In dem Aufruf hieß es zweideutig: »Kommt für einen guten Zeck.« In den Drop Studios gab es weiches Licht, weiche Möbel, entspannende Musik sowie drei Zonen: eine für Frauen, eine für Männer und eine gemischte Zone. Jede Zone enthielt auch Einzelwichserzellen für scheue Teilnehmer, die aber nicht beim offiziellen Wettbewerb mitmachen können. Wer die meisten Orgasmen hatte, und wer am längsten masturbieren konnte, bekam einen Preis – vermutlich eine Armbinde und einen Hund, denn Wichsen soll ja blind machen. Als Trostpreis wurde wohl eine Brille vergeben.

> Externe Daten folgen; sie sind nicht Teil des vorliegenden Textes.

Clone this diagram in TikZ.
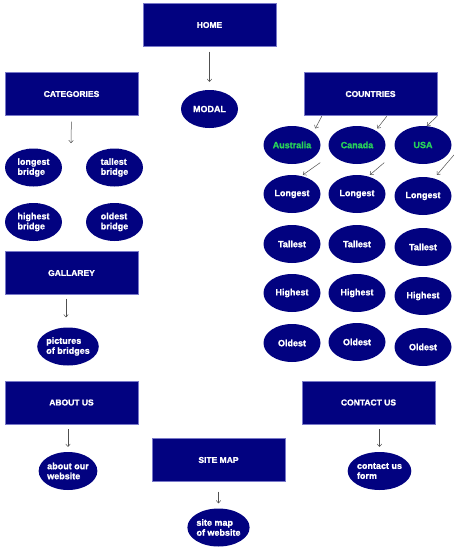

Die Regeln waren streng: Pro Stunde waren höchstens fünf Minuten Atempause – oder wie immer man es nennen möchte – erlaubt. Der bisherige Rekord stand bei achteinhalb Stunden. Diese Zeit konnte jedoch niemand überbieten: Das »Wankathon« dauerte von 14 bis 22 Uhr, also lediglich acht Stunden. Der Marathon der anderen Art wurde für Channel 4 aufgezeichnet. Offenbar hatte man sich bei dem unabhängigen Fernsehsender mit dem Thema angefreundet. Der Unterhaltungsredakteur Andrew MacKenzie erklärte, dass man eine kleine Serie daraus machen werde: »Die Woche der Wichser.«
MacKenzie, der 2005 die »Penis-Woche« veranstaltet hatte, sagte: »Das sind genau die provokanten Programme, die Channel 4 nachts um elf ausstrahlen sollte. Viele Menschen masturbieren, aber nicht so viele reden darüber.« Die Produktionsfirma Zig Zag fügte in einer Presseerklärung hinzu: »Es wird Zeit, dass wir herausfinden, ob die Oberlippe das einzige ist, das in Großbritannien steif sein darf.« Er dementierte, dass eine Folge der dreiteiligen Serie »Woche der Wichser« den damaligen Premierminister Tony Blair beim Regieren zeigen sollte.